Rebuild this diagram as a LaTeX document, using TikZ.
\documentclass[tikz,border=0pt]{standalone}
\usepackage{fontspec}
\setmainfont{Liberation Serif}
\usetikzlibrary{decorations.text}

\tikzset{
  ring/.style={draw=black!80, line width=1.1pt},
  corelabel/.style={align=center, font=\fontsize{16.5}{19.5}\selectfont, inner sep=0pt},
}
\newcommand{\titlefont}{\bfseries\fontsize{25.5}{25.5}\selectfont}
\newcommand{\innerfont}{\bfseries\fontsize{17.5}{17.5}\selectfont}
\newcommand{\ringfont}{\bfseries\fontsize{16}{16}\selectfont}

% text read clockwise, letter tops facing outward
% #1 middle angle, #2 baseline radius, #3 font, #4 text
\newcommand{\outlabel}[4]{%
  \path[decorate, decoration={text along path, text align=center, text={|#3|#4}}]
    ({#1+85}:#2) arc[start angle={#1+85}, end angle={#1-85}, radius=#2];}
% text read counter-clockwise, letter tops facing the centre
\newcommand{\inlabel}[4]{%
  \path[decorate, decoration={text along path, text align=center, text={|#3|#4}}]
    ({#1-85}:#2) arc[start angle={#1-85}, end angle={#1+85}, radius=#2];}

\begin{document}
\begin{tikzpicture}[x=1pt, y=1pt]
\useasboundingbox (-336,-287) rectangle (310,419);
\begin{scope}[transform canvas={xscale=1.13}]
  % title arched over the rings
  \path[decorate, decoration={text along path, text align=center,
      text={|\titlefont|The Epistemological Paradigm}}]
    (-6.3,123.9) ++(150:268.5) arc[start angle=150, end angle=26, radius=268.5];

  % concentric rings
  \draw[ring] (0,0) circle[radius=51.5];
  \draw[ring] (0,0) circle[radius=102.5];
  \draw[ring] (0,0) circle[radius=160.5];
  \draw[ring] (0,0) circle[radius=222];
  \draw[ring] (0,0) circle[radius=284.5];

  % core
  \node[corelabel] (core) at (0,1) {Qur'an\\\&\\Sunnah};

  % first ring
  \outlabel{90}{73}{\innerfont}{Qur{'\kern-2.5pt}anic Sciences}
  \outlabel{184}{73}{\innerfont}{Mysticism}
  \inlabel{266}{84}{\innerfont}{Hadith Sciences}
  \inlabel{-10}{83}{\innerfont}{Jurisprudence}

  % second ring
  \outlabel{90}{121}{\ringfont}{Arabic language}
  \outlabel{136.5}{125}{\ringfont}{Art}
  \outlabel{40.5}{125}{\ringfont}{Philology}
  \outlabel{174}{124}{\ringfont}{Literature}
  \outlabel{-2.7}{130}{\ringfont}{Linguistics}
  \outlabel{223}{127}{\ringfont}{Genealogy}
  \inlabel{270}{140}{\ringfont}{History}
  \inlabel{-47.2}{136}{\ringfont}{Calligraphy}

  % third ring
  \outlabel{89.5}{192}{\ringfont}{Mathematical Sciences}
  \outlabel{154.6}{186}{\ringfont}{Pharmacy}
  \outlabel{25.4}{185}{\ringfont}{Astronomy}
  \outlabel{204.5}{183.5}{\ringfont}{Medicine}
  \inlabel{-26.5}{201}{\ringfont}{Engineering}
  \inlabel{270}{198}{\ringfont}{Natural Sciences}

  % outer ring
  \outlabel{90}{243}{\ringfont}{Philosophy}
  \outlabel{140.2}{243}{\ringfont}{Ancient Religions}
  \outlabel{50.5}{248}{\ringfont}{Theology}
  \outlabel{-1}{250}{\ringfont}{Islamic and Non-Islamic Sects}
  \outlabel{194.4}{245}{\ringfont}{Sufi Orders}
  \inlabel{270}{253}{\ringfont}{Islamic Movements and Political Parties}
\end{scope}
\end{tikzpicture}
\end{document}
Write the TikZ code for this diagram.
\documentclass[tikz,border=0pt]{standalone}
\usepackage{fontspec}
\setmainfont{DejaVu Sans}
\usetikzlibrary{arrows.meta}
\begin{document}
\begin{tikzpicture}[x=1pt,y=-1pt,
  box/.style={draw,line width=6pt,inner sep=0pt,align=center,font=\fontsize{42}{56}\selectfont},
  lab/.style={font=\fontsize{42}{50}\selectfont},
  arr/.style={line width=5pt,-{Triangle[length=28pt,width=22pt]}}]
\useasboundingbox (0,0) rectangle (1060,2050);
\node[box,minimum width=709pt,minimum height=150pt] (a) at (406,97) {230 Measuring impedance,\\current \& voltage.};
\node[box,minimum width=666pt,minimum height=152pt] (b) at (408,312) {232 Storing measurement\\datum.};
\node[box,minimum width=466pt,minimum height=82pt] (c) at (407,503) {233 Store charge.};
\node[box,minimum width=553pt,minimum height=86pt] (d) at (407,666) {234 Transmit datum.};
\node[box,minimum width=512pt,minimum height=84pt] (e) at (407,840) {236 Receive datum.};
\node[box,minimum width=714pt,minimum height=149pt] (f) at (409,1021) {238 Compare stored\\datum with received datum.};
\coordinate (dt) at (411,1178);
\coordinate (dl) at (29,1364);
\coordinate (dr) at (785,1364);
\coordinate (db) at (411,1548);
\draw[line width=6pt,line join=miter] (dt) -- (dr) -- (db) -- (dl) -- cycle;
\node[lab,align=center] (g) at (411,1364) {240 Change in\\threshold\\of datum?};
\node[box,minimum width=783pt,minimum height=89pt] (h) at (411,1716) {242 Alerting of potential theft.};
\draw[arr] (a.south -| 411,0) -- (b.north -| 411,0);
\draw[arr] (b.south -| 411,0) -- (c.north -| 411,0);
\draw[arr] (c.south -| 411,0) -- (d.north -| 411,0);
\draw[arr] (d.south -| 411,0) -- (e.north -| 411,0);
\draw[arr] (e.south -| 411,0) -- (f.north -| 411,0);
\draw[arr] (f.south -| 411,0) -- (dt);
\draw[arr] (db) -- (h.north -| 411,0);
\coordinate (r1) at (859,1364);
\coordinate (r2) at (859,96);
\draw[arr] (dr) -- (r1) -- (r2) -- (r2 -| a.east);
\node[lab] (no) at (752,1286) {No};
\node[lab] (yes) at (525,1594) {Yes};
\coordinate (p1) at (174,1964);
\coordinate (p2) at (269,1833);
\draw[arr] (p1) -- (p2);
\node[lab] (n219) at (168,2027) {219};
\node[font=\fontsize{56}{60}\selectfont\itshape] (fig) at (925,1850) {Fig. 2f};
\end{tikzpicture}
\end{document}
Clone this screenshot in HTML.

_Given instruction_: Recite the full listing above exactly.

_Output_:
Rebuild this diagram as a LaTeX document, using TikZ.
\documentclass[tikz,border=0pt]{standalone}
\usepackage{fontspec}
\setmainfont{Liberation Serif}
\usetikzlibrary{decorations.text}

\tikzset{
  ring/.style={draw=black!80, line width=1.1pt},
  corelabel/.style={align=center, font=\fontsize{16.5}{19.5}\selectfont, inner sep=0pt},
}
\newcommand{\titlefont}{\bfseries\fontsize{25.5}{25.5}\selectfont}
\newcommand{\innerfont}{\bfseries\fontsize{17.5}{17.5}\selectfont}
\newcommand{\ringfont}{\bfseries\fontsize{16}{16}\selectfont}

% text read clockwise, letter tops facing outward
% #1 middle angle, #2 baseline radius, #3 font, #4 text
\newcommand{\outlabel}[4]{%
  \path[decorate, decoration={text along path, text align=center, text={|#3|#4}}]
    ({#1+85}:#2) arc[start angle={#1+85}, end angle={#1-85}, radius=#2];}
% text read counter-clockwise, letter tops facing the centre
\newcommand{\inlabel}[4]{%
  \path[decorate, decoration={text along path, text align=center, text={|#3|#4}}]
    ({#1-85}:#2) arc[start angle={#1-85}, end angle={#1+85}, radius=#2];}

\begin{document}
\begin{tikzpicture}[x=1pt, y=1pt]
\useasboundingbox (-336,-287) rectangle (310,419);
\begin{scope}[transform canvas={xscale=1.13}]
  % title arched over the rings
  \path[decorate, decoration={text along path, text align=center,
      text={|\titlefont|The Epistemological Paradigm}}]
    (-6.3,123.9) ++(150:268.5) arc[start angle=150, end angle=26, radius=268.5];

  % concentric rings
  \draw[ring] (0,0) circle[radius=51.5];
  \draw[ring] (0,0) circle[radius=102.5];
  \draw[ring] (0,0) circle[radius=160.5];
  \draw[ring] (0,0) circle[radius=222];
  \draw[ring] (0,0) circle[radius=284.5];

  % core
  \node[corelabel] (core) at (0,1) {Qur'an\\\&\\Sunnah};

  % first ring
  \outlabel{90}{73}{\innerfont}{Qur{'\kern-2.5pt}anic Sciences}
  \outlabel{184}{73}{\innerfont}{Mysticism}
  \inlabel{266}{84}{\innerfont}{Hadith Sciences}
  \inlabel{-10}{83}{\innerfont}{Jurisprudence}

  % second ring
  \outlabel{90}{121}{\ringfont}{Arabic language}
  \outlabel{136.5}{125}{\ringfont}{Art}
  \outlabel{40.5}{125}{\ringfont}{Philology}
  \outlabel{174}{124}{\ringfont}{Literature}
  \outlabel{-2.7}{130}{\ringfont}{Linguistics}
  \outlabel{223}{127}{\ringfont}{Genealogy}
  \inlabel{270}{140}{\ringfont}{History}
  \inlabel{-47.2}{136}{\ringfont}{Calligraphy}

  % third ring
  \outlabel{89.5}{192}{\ringfont}{Mathematical Sciences}
  \outlabel{154.6}{186}{\ringfont}{Pharmacy}
  \outlabel{25.4}{185}{\ringfont}{Astronomy}
  \outlabel{204.5}{183.5}{\ringfont}{Medicine}
  \inlabel{-26.5}{201}{\ringfont}{Engineering}
  \inlabel{270}{198}{\ringfont}{Natural Sciences}

  % outer ring
  \outlabel{90}{243}{\ringfont}{Philosophy}
  \outlabel{140.2}{243}{\ringfont}{Ancient Religions}
  \outlabel{50.5}{248}{\ringfont}{Theology}
  \outlabel{-1}{250}{\ringfont}{Islamic and Non-Islamic Sects}
  \outlabel{194.4}{245}{\ringfont}{Sufi Orders}
  \inlabel{270}{253}{\ringfont}{Islamic Movements and Political Parties}
\end{scope}
\end{tikzpicture}
\end{document}
Write the TikZ code for this diagram.
\documentclass[tikz,border=0pt]{standalone}
\usepackage{fontspec}
\setmainfont{DejaVu Sans}
\usetikzlibrary{arrows.meta}
\begin{document}
\begin{tikzpicture}[x=1pt,y=-1pt,
  box/.style={draw,line width=6pt,inner sep=0pt,align=center,font=\fontsize{42}{56}\selectfont},
  lab/.style={font=\fontsize{42}{50}\selectfont},
  arr/.style={line width=5pt,-{Triangle[length=28pt,width=22pt]}}]
\useasboundingbox (0,0) rectangle (1060,2050);
\node[box,minimum width=709pt,minimum height=150pt] (a) at (406,97) {230 Measuring impedance,\\current \& voltage.};
\node[box,minimum width=666pt,minimum height=152pt] (b) at (408,312) {232 Storing measurement\\datum.};
\node[box,minimum width=466pt,minimum height=82pt] (c) at (407,503) {233 Store charge.};
\node[box,minimum width=553pt,minimum height=86pt] (d) at (407,666) {234 Transmit datum.};
\node[box,minimum width=512pt,minimum height=84pt] (e) at (407,840) {236 Receive datum.};
\node[box,minimum width=714pt,minimum height=149pt] (f) at (409,1021) {238 Compare stored\\datum with received datum.};
\coordinate (dt) at (411,1178);
\coordinate (dl) at (29,1364);
\coordinate (dr) at (785,1364);
\coordinate (db) at (411,1548);
\draw[line width=6pt,line join=miter] (dt) -- (dr) -- (db) -- (dl) -- cycle;
\node[lab,align=center] (g) at (411,1364) {240 Change in\\threshold\\of datum?};
\node[box,minimum width=783pt,minimum height=89pt] (h) at (411,1716) {242 Alerting of potential theft.};
\draw[arr] (a.south -| 411,0) -- (b.north -| 411,0);
\draw[arr] (b.south -| 411,0) -- (c.north -| 411,0);
\draw[arr] (c.south -| 411,0) -- (d.north -| 411,0);
\draw[arr] (d.south -| 411,0) -- (e.north -| 411,0);
\draw[arr] (e.south -| 411,0) -- (f.north -| 411,0);
\draw[arr] (f.south -| 411,0) -- (dt);
\draw[arr] (db) -- (h.north -| 411,0);
\coordinate (r1) at (859,1364);
\coordinate (r2) at (859,96);
\draw[arr] (dr) -- (r1) -- (r2) -- (r2 -| a.east);
\node[lab] (no) at (752,1286) {No};
\node[lab] (yes) at (525,1594) {Yes};
\coordinate (p1) at (174,1964);
\coordinate (p2) at (269,1833);
\draw[arr] (p1) -- (p2);
\node[lab] (n219) at (168,2027) {219};
\node[font=\fontsize{56}{60}\selectfont\itshape] (fig) at (925,1850) {Fig. 2f};
\end{tikzpicture}
\end{document}
Clone this screenshot in HTML.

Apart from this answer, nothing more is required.